What you have to do:
Pull out exactly the lines from the line containing "What TikZ code" to the line containing "(tcri) at (112,802)", both lines included, with pictures removed from the copy.

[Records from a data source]
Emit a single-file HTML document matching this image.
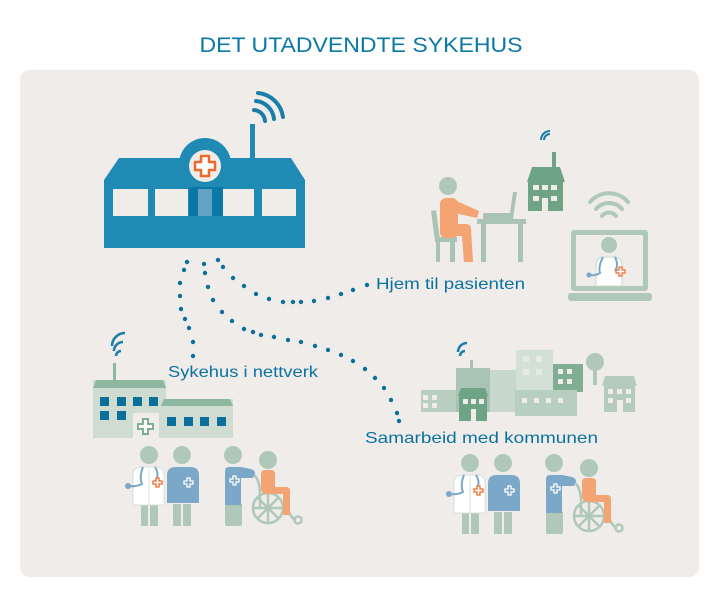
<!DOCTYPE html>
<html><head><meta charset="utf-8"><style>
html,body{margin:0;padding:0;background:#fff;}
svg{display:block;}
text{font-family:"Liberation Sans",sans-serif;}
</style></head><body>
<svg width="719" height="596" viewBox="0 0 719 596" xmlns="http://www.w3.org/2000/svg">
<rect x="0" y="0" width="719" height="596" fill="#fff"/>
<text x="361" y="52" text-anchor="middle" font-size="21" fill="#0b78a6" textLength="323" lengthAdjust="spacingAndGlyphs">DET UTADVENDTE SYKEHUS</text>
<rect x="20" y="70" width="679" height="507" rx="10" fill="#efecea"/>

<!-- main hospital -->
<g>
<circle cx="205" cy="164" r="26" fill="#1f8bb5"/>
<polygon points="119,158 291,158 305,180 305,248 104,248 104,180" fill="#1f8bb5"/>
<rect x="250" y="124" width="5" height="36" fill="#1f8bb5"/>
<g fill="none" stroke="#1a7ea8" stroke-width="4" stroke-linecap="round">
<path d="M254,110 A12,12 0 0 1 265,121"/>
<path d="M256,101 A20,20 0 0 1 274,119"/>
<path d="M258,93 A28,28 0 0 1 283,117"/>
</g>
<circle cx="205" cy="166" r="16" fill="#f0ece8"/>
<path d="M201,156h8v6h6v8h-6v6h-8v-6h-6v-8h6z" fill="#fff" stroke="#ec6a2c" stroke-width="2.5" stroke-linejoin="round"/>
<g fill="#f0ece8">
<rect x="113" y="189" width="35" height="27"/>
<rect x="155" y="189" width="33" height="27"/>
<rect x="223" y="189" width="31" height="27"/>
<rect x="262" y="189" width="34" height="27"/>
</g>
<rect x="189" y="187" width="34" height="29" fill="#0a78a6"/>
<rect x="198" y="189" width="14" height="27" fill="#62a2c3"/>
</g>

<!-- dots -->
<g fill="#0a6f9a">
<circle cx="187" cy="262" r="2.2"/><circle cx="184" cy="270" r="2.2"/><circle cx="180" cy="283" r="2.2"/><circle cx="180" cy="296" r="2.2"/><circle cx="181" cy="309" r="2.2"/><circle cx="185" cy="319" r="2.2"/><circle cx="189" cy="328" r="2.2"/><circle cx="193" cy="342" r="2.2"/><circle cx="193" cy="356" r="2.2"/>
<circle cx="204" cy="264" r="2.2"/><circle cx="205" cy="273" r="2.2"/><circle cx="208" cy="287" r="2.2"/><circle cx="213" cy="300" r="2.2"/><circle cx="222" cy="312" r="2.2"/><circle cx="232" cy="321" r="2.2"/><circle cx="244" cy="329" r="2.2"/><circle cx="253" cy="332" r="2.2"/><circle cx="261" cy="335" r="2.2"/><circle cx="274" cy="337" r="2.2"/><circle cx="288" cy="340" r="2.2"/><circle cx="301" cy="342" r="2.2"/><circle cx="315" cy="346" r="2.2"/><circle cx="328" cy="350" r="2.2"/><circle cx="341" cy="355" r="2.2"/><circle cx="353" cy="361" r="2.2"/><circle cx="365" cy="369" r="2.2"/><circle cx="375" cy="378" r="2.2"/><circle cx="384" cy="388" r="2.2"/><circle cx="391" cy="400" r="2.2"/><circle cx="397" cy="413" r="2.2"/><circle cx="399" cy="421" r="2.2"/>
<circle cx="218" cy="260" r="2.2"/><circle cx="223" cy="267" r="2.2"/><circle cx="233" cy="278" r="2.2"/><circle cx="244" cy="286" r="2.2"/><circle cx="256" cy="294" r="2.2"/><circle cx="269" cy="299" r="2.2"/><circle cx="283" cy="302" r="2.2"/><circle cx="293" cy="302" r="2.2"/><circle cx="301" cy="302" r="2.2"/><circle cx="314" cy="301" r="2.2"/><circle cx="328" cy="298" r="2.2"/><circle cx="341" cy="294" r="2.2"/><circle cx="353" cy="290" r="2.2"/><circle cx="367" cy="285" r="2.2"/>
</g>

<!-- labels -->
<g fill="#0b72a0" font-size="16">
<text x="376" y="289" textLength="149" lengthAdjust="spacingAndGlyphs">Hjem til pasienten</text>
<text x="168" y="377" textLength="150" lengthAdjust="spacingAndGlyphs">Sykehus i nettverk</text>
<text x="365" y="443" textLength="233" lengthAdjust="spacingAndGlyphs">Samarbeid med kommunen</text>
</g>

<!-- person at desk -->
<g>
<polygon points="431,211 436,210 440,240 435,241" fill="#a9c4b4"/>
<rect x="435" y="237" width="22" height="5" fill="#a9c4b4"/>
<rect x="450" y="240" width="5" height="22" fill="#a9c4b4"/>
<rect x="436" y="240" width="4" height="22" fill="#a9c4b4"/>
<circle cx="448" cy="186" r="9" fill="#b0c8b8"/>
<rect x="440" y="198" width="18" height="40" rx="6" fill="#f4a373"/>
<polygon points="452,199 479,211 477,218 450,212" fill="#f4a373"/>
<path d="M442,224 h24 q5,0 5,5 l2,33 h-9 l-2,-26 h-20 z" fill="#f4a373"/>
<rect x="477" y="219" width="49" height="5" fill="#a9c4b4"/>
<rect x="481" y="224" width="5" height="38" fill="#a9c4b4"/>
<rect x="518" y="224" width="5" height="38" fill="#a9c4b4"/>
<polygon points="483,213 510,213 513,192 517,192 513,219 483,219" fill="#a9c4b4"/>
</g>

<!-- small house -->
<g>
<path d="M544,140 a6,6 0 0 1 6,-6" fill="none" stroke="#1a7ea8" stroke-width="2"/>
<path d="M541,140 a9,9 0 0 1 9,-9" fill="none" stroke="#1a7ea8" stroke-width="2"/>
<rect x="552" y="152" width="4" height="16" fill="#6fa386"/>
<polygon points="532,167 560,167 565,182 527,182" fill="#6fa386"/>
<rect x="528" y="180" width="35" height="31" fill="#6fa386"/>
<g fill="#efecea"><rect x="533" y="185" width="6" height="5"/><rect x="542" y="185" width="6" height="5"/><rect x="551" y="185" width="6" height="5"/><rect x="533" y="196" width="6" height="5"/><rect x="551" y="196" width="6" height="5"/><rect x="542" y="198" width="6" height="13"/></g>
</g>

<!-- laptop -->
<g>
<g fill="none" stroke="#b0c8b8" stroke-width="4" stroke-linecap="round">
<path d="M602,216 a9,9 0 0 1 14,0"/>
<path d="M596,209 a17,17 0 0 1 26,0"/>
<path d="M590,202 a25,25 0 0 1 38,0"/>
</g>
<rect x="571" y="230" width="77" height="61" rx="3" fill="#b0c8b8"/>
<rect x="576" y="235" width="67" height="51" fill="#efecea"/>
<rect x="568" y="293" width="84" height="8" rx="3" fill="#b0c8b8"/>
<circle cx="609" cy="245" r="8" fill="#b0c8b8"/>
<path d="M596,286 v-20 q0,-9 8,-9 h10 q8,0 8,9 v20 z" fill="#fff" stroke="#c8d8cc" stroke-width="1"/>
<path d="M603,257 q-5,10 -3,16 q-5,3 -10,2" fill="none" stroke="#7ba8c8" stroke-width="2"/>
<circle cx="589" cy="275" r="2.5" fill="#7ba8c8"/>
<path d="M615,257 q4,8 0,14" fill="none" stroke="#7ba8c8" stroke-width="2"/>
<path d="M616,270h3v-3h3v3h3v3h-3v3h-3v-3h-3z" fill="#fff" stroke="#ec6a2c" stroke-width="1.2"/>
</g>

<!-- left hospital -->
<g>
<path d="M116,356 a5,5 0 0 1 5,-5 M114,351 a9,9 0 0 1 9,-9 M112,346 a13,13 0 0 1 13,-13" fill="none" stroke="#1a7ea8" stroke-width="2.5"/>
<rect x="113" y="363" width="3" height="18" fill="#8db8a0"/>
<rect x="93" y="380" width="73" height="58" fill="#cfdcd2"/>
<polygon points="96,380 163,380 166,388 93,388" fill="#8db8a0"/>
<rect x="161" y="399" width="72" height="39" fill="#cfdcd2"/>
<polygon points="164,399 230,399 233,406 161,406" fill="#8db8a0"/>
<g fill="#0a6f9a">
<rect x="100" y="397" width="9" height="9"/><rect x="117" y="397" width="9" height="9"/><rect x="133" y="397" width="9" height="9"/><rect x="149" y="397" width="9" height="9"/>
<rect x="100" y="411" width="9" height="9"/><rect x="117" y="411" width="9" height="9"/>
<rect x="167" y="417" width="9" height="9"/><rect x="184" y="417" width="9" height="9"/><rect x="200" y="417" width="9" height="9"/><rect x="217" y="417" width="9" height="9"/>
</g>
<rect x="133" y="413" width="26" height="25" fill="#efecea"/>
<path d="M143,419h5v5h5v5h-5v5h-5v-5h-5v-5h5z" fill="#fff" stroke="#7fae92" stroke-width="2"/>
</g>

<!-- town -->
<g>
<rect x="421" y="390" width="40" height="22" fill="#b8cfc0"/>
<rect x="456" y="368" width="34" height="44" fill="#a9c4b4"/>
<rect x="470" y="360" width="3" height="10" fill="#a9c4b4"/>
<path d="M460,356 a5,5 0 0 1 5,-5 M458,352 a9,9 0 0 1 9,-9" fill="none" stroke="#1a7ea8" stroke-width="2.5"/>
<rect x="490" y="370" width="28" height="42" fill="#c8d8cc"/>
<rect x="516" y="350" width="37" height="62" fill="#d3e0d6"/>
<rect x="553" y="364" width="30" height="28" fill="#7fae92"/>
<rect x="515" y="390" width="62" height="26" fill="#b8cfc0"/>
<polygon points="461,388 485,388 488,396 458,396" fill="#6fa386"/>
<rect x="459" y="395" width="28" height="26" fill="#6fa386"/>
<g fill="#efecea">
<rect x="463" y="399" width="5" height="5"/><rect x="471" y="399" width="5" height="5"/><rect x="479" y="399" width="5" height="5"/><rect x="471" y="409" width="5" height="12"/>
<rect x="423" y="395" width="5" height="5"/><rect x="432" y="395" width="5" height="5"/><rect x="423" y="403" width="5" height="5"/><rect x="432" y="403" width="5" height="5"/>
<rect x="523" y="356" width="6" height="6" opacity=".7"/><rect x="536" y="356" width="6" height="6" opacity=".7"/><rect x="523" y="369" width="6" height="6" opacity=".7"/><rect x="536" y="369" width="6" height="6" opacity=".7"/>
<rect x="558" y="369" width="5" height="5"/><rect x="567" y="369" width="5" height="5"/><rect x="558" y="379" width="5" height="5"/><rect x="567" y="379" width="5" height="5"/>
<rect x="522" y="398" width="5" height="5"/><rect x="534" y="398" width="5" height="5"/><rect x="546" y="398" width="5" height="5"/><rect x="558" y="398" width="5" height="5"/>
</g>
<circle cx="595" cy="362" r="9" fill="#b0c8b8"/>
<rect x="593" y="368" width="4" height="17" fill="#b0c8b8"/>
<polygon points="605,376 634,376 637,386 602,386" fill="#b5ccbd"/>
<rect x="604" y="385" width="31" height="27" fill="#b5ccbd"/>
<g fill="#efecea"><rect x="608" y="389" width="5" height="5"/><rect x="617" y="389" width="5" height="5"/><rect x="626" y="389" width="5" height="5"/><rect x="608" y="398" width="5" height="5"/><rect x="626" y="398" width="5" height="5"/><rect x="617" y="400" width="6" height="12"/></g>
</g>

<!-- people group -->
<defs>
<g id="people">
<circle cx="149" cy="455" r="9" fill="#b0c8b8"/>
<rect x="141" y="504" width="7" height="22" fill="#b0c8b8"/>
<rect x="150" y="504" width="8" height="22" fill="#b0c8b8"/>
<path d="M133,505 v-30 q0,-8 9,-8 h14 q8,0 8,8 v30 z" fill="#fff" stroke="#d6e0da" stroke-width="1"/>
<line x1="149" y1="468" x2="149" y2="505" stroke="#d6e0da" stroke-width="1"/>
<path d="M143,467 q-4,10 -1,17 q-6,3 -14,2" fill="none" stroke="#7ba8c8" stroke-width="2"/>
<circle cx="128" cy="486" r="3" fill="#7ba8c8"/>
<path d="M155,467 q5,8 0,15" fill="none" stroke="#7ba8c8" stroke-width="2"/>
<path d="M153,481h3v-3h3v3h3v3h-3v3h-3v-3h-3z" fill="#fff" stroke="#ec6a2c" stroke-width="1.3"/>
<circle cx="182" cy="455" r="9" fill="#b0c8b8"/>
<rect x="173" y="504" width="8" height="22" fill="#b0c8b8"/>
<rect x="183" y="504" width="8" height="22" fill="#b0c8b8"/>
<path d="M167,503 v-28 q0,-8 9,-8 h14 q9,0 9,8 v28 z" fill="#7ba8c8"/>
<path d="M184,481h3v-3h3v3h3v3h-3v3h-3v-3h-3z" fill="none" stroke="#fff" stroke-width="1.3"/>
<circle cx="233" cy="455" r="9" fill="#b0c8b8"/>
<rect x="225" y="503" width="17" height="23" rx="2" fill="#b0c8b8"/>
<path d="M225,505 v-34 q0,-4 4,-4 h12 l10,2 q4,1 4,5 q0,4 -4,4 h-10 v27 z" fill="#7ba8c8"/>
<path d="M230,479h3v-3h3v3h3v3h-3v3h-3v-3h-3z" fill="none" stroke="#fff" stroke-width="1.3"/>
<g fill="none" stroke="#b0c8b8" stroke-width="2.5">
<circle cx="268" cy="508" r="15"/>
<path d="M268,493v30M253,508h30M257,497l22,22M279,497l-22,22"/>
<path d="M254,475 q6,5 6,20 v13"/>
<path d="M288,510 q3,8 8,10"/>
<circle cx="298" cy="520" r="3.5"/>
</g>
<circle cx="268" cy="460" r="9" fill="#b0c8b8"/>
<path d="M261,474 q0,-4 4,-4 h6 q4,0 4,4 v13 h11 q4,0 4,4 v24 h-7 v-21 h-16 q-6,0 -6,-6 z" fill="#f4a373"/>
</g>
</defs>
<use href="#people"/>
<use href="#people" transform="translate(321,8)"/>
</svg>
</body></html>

--

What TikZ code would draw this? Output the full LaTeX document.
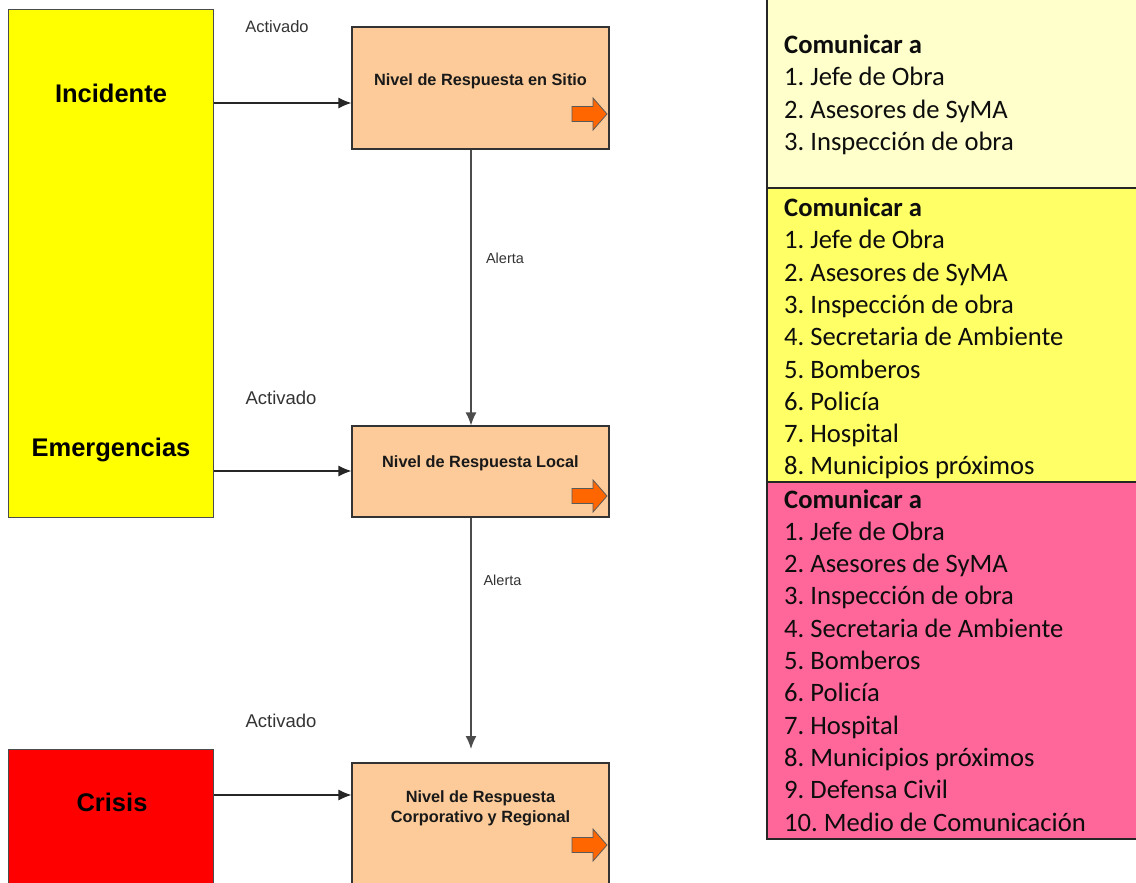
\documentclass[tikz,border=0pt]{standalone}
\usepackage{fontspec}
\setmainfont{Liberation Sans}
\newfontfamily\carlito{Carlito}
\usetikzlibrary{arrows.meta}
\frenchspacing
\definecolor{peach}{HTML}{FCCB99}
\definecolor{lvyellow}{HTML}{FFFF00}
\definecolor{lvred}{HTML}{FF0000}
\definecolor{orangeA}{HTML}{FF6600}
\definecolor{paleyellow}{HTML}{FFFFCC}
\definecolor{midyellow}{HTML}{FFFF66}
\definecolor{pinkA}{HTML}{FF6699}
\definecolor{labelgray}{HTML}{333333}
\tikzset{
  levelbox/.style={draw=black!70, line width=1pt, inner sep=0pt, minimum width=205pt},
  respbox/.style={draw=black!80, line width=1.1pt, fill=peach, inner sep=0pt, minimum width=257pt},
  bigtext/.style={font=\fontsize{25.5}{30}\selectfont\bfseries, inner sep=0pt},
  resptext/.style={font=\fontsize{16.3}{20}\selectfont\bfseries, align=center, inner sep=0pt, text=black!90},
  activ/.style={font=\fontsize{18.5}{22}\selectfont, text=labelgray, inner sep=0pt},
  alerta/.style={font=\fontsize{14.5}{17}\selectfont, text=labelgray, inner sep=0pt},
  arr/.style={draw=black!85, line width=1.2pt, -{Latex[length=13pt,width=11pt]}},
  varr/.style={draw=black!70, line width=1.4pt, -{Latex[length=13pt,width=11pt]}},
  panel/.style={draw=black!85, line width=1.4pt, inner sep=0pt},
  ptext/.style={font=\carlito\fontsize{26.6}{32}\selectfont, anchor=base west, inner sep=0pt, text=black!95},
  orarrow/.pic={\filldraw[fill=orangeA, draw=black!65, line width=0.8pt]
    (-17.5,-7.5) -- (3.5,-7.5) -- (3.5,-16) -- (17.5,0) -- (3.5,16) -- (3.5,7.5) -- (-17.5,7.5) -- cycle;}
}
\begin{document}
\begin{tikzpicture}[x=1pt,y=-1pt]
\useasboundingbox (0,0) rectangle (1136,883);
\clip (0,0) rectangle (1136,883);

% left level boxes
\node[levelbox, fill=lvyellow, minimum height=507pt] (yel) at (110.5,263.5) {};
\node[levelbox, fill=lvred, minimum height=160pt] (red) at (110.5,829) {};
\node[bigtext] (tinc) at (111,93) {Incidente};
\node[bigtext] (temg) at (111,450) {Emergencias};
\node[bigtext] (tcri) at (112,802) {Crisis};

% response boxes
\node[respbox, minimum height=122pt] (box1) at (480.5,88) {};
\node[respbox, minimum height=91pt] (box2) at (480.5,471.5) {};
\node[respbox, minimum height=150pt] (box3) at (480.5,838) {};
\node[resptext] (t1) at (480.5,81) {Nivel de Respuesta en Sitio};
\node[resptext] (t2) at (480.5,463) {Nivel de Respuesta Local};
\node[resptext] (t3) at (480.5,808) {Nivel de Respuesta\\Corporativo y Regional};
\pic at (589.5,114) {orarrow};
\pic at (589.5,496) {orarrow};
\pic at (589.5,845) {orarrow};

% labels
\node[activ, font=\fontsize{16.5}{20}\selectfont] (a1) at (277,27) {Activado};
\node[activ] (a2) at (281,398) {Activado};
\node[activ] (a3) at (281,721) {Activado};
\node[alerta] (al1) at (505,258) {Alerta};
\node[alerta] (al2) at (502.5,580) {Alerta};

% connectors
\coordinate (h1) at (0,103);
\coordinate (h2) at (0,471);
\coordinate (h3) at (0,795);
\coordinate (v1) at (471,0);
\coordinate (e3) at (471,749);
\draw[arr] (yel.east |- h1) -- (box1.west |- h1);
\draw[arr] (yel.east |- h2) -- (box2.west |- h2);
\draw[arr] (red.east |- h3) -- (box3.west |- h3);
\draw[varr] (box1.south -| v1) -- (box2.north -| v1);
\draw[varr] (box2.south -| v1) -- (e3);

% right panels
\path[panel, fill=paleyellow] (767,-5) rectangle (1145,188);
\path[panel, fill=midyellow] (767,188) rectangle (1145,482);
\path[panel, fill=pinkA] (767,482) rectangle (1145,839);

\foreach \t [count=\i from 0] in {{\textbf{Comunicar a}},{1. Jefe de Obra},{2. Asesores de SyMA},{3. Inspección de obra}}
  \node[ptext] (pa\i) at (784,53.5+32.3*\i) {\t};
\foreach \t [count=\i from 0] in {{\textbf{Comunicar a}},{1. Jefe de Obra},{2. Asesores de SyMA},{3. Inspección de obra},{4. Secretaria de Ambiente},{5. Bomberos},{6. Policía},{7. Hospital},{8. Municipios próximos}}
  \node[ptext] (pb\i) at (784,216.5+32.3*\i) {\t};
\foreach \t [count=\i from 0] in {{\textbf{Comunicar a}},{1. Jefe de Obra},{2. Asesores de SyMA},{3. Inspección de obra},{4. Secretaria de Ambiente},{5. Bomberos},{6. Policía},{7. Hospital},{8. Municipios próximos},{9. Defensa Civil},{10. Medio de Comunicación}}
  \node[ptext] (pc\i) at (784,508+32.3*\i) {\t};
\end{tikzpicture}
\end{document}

Problem solution:
What TikZ code would draw this? Output the full LaTeX document.
\documentclass[tikz,border=0pt]{standalone}
\usepackage{fontspec}
\setmainfont{Liberation Sans}
\newfontfamily\carlito{Carlito}
\usetikzlibrary{arrows.meta}
\frenchspacing
\definecolor{peach}{HTML}{FCCB99}
\definecolor{lvyellow}{HTML}{FFFF00}
\definecolor{lvred}{HTML}{FF0000}
\definecolor{orangeA}{HTML}{FF6600}
\definecolor{paleyellow}{HTML}{FFFFCC}
\definecolor{midyellow}{HTML}{FFFF66}
\definecolor{pinkA}{HTML}{FF6699}
\definecolor{labelgray}{HTML}{333333}
\tikzset{
  levelbox/.style={draw=black!70, line width=1pt, inner sep=0pt, minimum width=205pt},
  respbox/.style={draw=black!80, line width=1.1pt, fill=peach, inner sep=0pt, minimum width=257pt},
  bigtext/.style={font=\fontsize{25.5}{30}\selectfont\bfseries, inner sep=0pt},
  resptext/.style={font=\fontsize{16.3}{20}\selectfont\bfseries, align=center, inner sep=0pt, text=black!90},
  activ/.style={font=\fontsize{18.5}{22}\selectfont, text=labelgray, inner sep=0pt},
  alerta/.style={font=\fontsize{14.5}{17}\selectfont, text=labelgray, inner sep=0pt},
  arr/.style={draw=black!85, line width=1.2pt, -{Latex[length=13pt,width=11pt]}},
  varr/.style={draw=black!70, line width=1.4pt, -{Latex[length=13pt,width=11pt]}},
  panel/.style={draw=black!85, line width=1.4pt, inner sep=0pt},
  ptext/.style={font=\carlito\fontsize{26.6}{32}\selectfont, anchor=base west, inner sep=0pt, text=black!95},
  orarrow/.pic={\filldraw[fill=orangeA, draw=black!65, line width=0.8pt]
    (-17.5,-7.5) -- (3.5,-7.5) -- (3.5,-16) -- (17.5,0) -- (3.5,16) -- (3.5,7.5) -- (-17.5,7.5) -- cycle;}
}
\begin{document}
\begin{tikzpicture}[x=1pt,y=-1pt]
\useasboundingbox (0,0) rectangle (1136,883);
\clip (0,0) rectangle (1136,883);

% left level boxes
\node[levelbox, fill=lvyellow, minimum height=507pt] (yel) at (110.5,263.5) {};
\node[levelbox, fill=lvred, minimum height=160pt] (red) at (110.5,829) {};
\node[bigtext] (tinc) at (111,93) {Incidente};
\node[bigtext] (temg) at (111,450) {Emergencias};
\node[bigtext] (tcri) at (112,802) {Crisis};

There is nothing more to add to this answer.